バッテリーが膨張していたり、異臭がするようであれば、すぐに使用を中止し、可能であれば専門のリサイクル業者や製造メーカーに相談してください。
長期間使わない場合は、バッテリー専用の安全保管袋や耐火素材でできたケースに入れておくことで、万一の発火時にも被害を最小限に抑えられます。
また、火災警報器が設置されている部屋や通気性の良い場所に保管すると、万が一の場合でも早期発見につながります。

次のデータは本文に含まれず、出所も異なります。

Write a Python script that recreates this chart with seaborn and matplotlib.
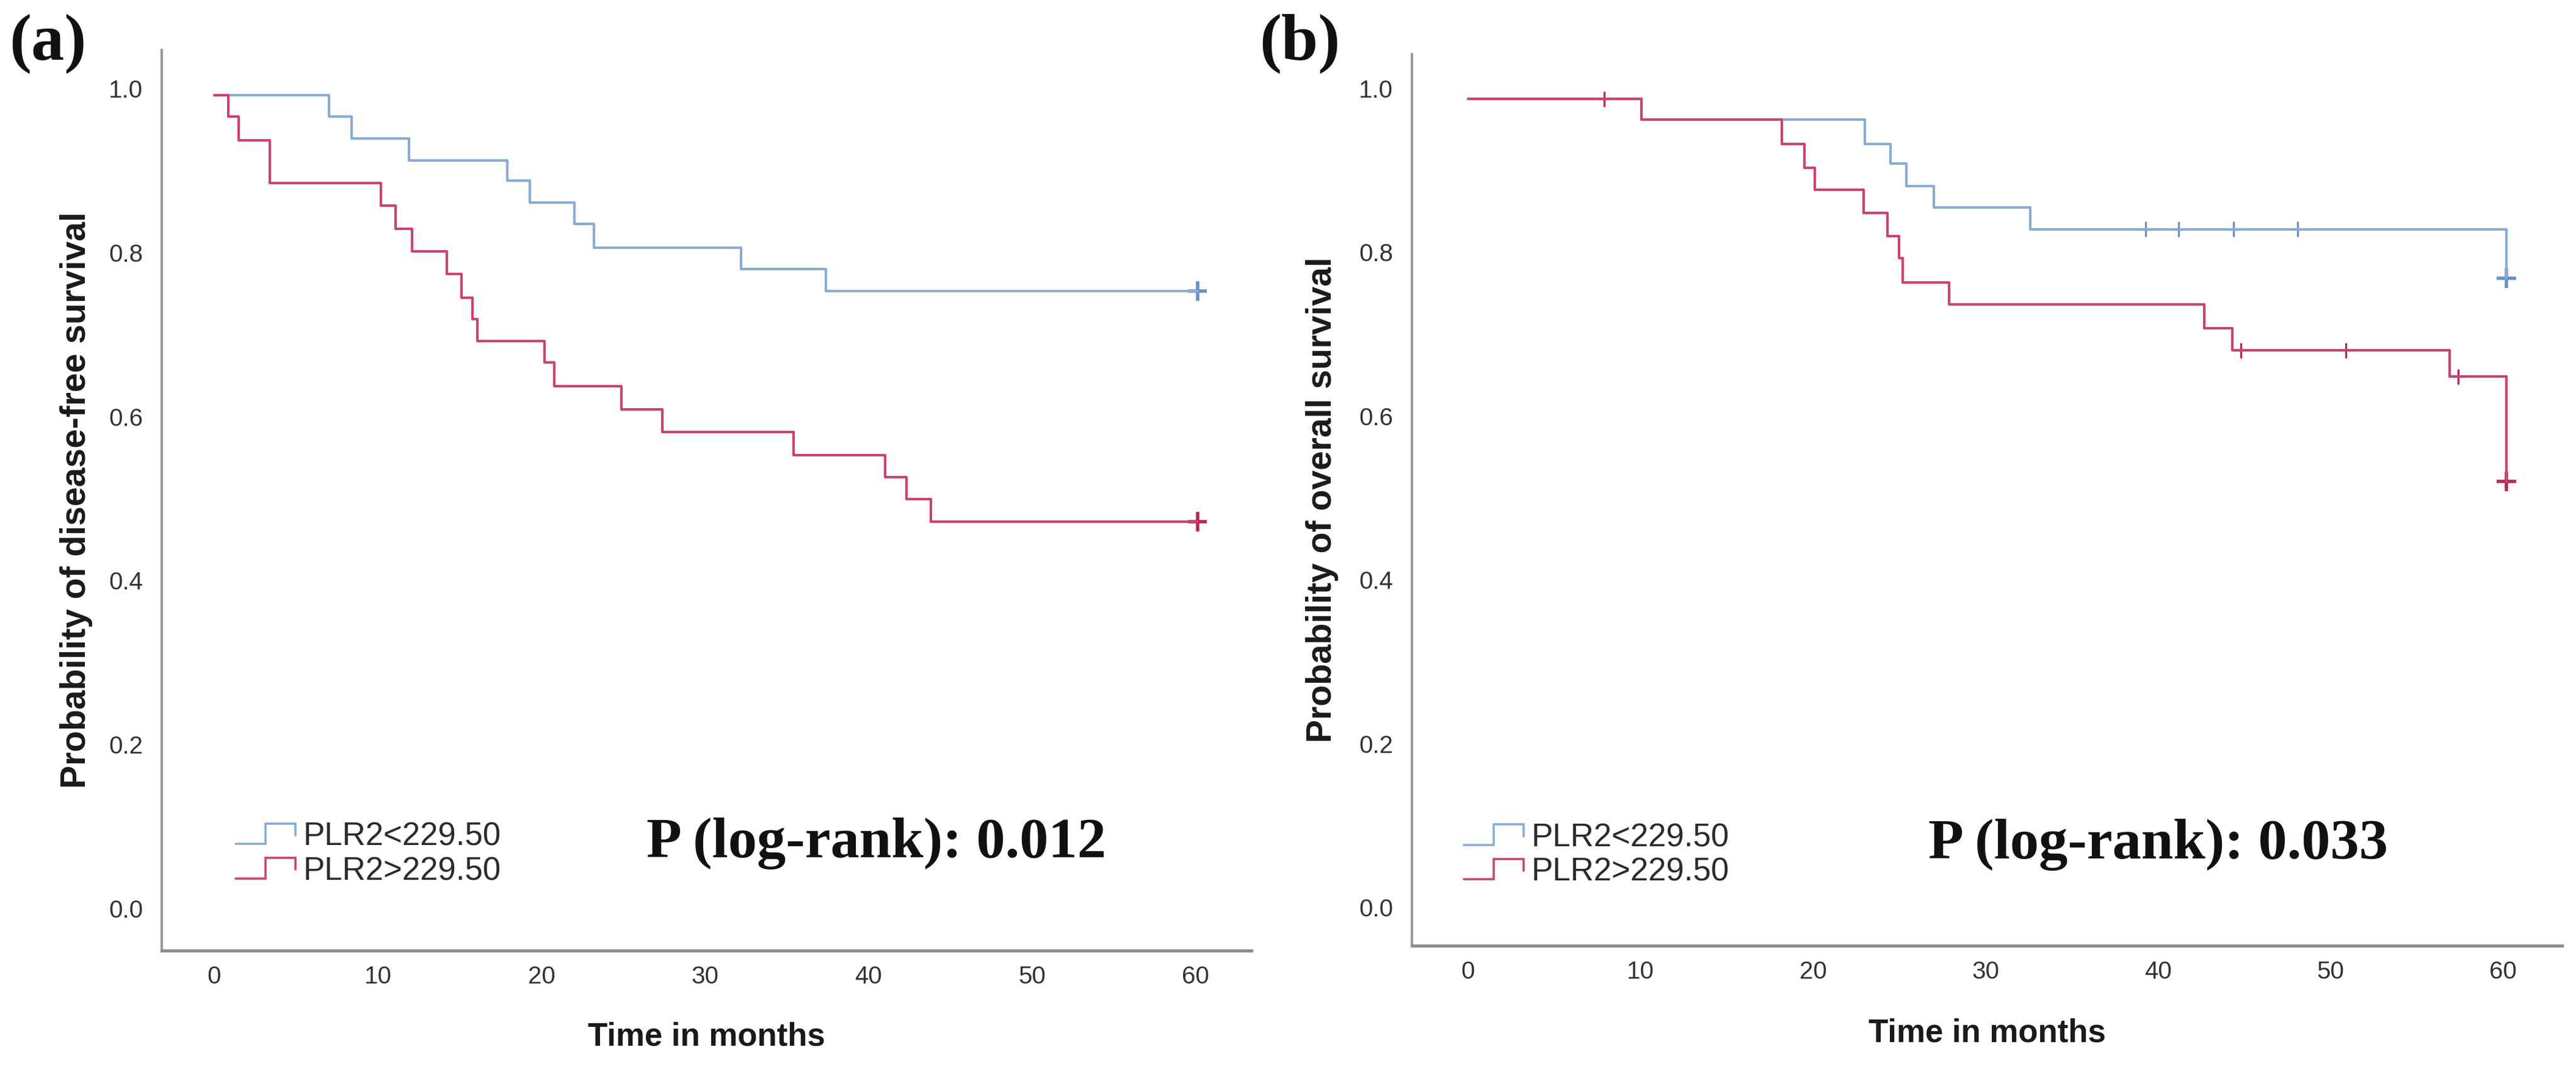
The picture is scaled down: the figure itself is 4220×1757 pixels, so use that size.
import numpy as np
import pandas as pd
import matplotlib
matplotlib.use("Agg")
import matplotlib.pyplot as plt
import seaborn as sns
from matplotlib.legend_handler import HandlerBase
from matplotlib.lines import Line2D

# ---------------- data ----------------
groups = ["PLR2<229.50", "PLR2>229.50"]

# Panel (a): disease-free survival
a_low_time = [0, 7.0, 8.4, 11.9, 17.9, 19.3, 22.0, 23.2, 32.2, 37.4, 60.1]
a_low_surv = [0.992, 0.966, 0.939, 0.912, 0.888, 0.861, 0.835, 0.806, 0.780, 0.753, 0.753]
a_high_time = [0, 0.84, 1.5, 3.4, 10.2, 11.1, 12.1, 14.2, 15.1, 15.8, 16.1,
               20.2, 20.8, 24.9, 27.4, 35.4, 41.0, 42.3, 43.8, 60.1]
a_high_surv = [0.992, 0.966, 0.937, 0.885, 0.857, 0.829, 0.801, 0.774, 0.745, 0.719, 0.692,
               0.666, 0.637, 0.609, 0.581, 0.553, 0.526, 0.499, 0.472, 0.472]
a_low_cens_time, a_low_cens_surv = [], []
a_high_cens_time, a_high_cens_surv = [], []
a_low_end = (60.1, 0.753)
a_high_end = (60.1, 0.472)

# Panel (b): overall survival
b_low_time = [0, 10.05, 23.0, 24.5, 25.4, 27.0, 32.6, 60.2]
b_low_surv = [0.987, 0.962, 0.932, 0.908, 0.881, 0.855, 0.828, 0.768]
b_high_time = [0, 10.05, 18.2, 19.5, 20.1, 22.95, 24.3, 25.0, 25.2, 27.9, 42.7, 44.3, 56.9, 60.2]
b_high_surv = [0.987, 0.962, 0.932, 0.903, 0.876, 0.848, 0.820, 0.793, 0.763, 0.736, 0.707,
               0.680, 0.648, 0.520]
b_low_cens_time = [39.3, 41.2, 44.4, 48.1]
b_low_cens_surv = [0.828, 0.828, 0.828, 0.828]
b_high_cens_time = [7.9, 44.8, 50.9, 57.4]
b_high_cens_surv = [0.987, 0.680, 0.680, 0.648]
b_low_end = (60.2, 0.768)
b_high_end = (60.2, 0.520)

x_ticks = [0, 10, 20, 30, 40, 50, 60]
y_ticks = [0.0, 0.2, 0.4, 0.6, 0.8, 1.0]
y_labels = ["Probability of disease-free survival", "Probability of overall survival"]
x_label = "Time in months"
p_texts = ["P (log-rank): 0.012", "P (log-rank): 0.033"]
panel_tags = ["(a)", "(b)"]

line_colors = {groups[0]: "#8aacd2", groups[1]: "#c8456d"}
mark_colors = {groups[0]: "#6b91c2", groups[1]: "#b32a52"}

# ---------------- style ----------------
sns.set_style("white")
plt.rcParams["font.family"] = ["Liberation Sans", "DejaVu Sans"]
serif = ["Liberation Serif", "DejaVu Serif"]

W, H = 4220, 1757
fig = plt.figure(figsize=(W / 100, H / 100), dpi=100)

# axes rectangles (pixel estimates -> figure fractions)
ax_a = fig.add_axes([265 / W, 1 - 1558 / H, (2050 - 265) / W, (1558 - 82) / H])
ax_b = fig.add_axes([2313 / W, 1 - 1550 / H, (4197 - 2313) / W, (1550 - 89) / H])


class StepHandler(HandlerBase):
    def create_artists(self, legend, orig_handle, xdescent, ydescent,
                       width, height, fontsize, trans):
        x0, y0 = -xdescent, -ydescent
        xs = [x0, x0 + 0.5 * width, x0 + 0.5 * width, x0 + width, x0 + width]
        ys = [y0 + 0.05 * height, y0 + 0.05 * height, y0 + 1.0 * height,
              y0 + 1.0 * height, y0 + 0.45 * height]
        ln = Line2D(xs, ys, color=orig_handle.get_color(),
                    lw=orig_handle.get_linewidth(), transform=trans,
                    solid_joinstyle="miter")
        return [ln]


def km_df(t1, s1, t2, s2):
    return pd.concat([
        pd.DataFrame({"time": t1, "surv": s1, "group": groups[0]}),
        pd.DataFrame({"time": t2, "surv": s2, "group": groups[1]}),
    ], ignore_index=True)


def draw_panel(ax, curves, cens, ends, xlim, ylim, ylab, ptext, p_xy, leg_xy,
               ylab_x, xlab_y, tag, tag_xy):
    df = km_df(*curves)
    sns.lineplot(data=df, x="time", y="surv", hue="group", palette=line_colors,
                 drawstyle="steps-post", estimator=None, sort=False, lw=3.0,
                 legend=False, ax=ax)
    cdf = km_df(*cens)
    if len(cdf):
        sns.scatterplot(data=cdf, x="time", y="surv", hue="group", palette=mark_colors,
                        marker="+", s=330, linewidth=2.4, legend=False, ax=ax)
    edf = pd.DataFrame({"time": [ends[0][0], ends[1][0]],
                        "surv": [ends[0][1], ends[1][1]],
                        "group": groups})
    sns.scatterplot(data=edf, x="time", y="surv", hue="group", palette=mark_colors,
                    marker="+", s=520, linewidth=4.0, legend=False, ax=ax)

    ax.set_xlim(*xlim)
    ax.set_ylim(*ylim)
    ax.set_xticks(x_ticks)
    ax.set_yticks(y_ticks)
    ax.set_yticklabels([f"{v:.1f}" for v in y_ticks])
    ax.tick_params(axis="both", length=0, labelsize=29, colors="#333333")
    ax.tick_params(axis="y", pad=22)
    ax.tick_params(axis="x", pad=17)
    for s in ["top", "right"]:
        ax.spines[s].set_visible(False)
    ax.spines["left"].set_color("#9a9a9a")
    ax.spines["left"].set_linewidth(3.0)
    ax.spines["bottom"].set_color("#8c8c8c")
    ax.spines["bottom"].set_linewidth(3.6)

    ax.set_xlabel(x_label, fontsize=38, fontweight="bold", color="#1a1a1a")
    ax.xaxis.set_label_coords(0.5, xlab_y)
    ax.set_ylabel(ylab, fontsize=41, fontweight="bold", color="#1a1a1a")
    ax.yaxis.set_label_coords(ylab_x, 0.5)

    handles = [Line2D([], [], color=line_colors[g], lw=2.6) for g in groups]
    ax.legend(handles, groups, handler_map={Line2D: StepHandler()},
              loc="center left", bbox_to_anchor=leg_xy, frameon=False,
              fontsize=38, labelcolor="#2b2b2b", handlelength=1.85,
              handleheight=0.65, handletextpad=0.25, labelspacing=0.12,
              borderpad=0, borderaxespad=0)

    fig.text(p_xy[0] / W, 1 - p_xy[1] / H, ptext, family=serif, fontsize=68,
             fontweight="bold", color="#111111", ha="left", va="baseline")
    fig.text(tag_xy[0] / W, 1 - tag_xy[1] / H, tag, family=serif, fontsize=78,
             fontweight="bold", color="#111111", ha="left", va="center")


draw_panel(ax_a,
           (a_low_time, a_low_surv, a_high_time, a_high_surv),
           (a_low_cens_time, a_low_cens_surv, a_high_cens_time, a_high_cens_surv),
           (a_low_end, a_high_end),
           (-3.21, 63.4), (-0.0513, 1.0469), y_labels[0], p_texts[0],
           (1059, 1405), (0.0678, 0.107), -0.0633, -0.079, panel_tags[0], (15, 72))

draw_panel(ax_b,
           (b_low_time, b_low_surv, b_high_time, b_high_surv),
           (b_low_cens_time, b_low_cens_surv, b_high_cens_time, b_high_cens_surv),
           (b_low_end, b_high_end),
           (-3.26, 63.43), (-0.047, 1.0417), y_labels[1], p_texts[1],
           (3159, 1407), (0.0451, 0.1016), -0.0637, -0.081, panel_tags[1], (2063, 72))

fig.savefig("out.png", dpi=100, facecolor="white")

バッテリーの種類によっては保管に適した指示がマニュアルに記載されていることもあるため、一度確認しておくとより安心です。
事故を防ぐための具体例と事例
過充電や膨張の危険性
モバイルバッテリーを充電したまま放置する“過充電”状態は、バッテリーの発熱や膨張を招きます。
これは、満充電後も電流が流れ続けることにより、内部の化学反応が過度に進行し、ガスの発生やセルの膨張につながるためです。
さらに、繰り返し過充電を行うことで、電池の構造自体にダメージが蓄積し、爆発のリスクが高まることもあります。
また、充電後の放置もバッテリー内部に余分な熱がこもりやすく、劣化の進行を早める要因となります。
非純正のケーブルや粗悪な充電器を使用すると、電圧や電流が不安定になる場合があり、バッテリーに過大な負荷がかかる可能性もあるため、注意が必要です。
モバイルバッテリーによる事故の実例
実際に、飛行機の機内や電車内でモバイルバッテリーが発火したというニュースも報告されています。
これらは保管状態が悪かったり、外部からの強い衝撃、あるいは粗悪な製品の使用が原因とされています。
特に低品質なバッテリーや非認証製品では、安全装置が十分でないため、異常時に制御が効かず発火に至るリスクが高くなります。
また、バッグの中で他の金属製品と接触しショートしたケースや、長期間使わずに劣化した状態で突然使用した際に異常が起きたケースもあります。
こうした事故の背景には、知識不足や油断が少なからず影響しています。
安全に使うためのポイント
- 使用後は必ず電源を切る(スイッチ付きのものはOFFに)
- 専用ケースでの保管や持ち運び時の保護を徹底
- 充電は正規のケーブル・アダプターを使用し、急速充電に対応していない機器には使わない
- 高温・湿気を避ける場所に保管し、車内放置などは厳禁
- 定期的な状態確認を行い、膨らみ・異臭・変色があれば即使用中止
- 初期不良や異常発熱などを感じたらメーカーに相談
モバイルバッテリーの使用は日常的であるがゆえに油断しがちですが、適切な管理と使い方を意識することが、事故防止と長寿命化のカギとなります。
まとめ
モバイルバッテリーは便利である一方、取り扱いを誤ると大きなトラブルにつながるリスクも秘めています。
発火や爆発といった重大事故のほか、内部劣化による性能低下、最悪の場合は使用不能になるといった事態も考えられます。
また、身近な持ち運びアイテムであるがゆえに、つい雑に扱ってしまう場面も多く、知らず知らずのうちにバッテリーに負荷をかけていることもあるのです。
こうした事態を未然に防ぐためには、製品ごとの仕様や注意点をよく読み、自分の使用環境に適した方法で保管・運用を行うことが求められます。
正しい保管方法を理解し、定期的な点検を習慣化することで、安全かつ長く使い続けるための対策をしっかりと実践していきましょう。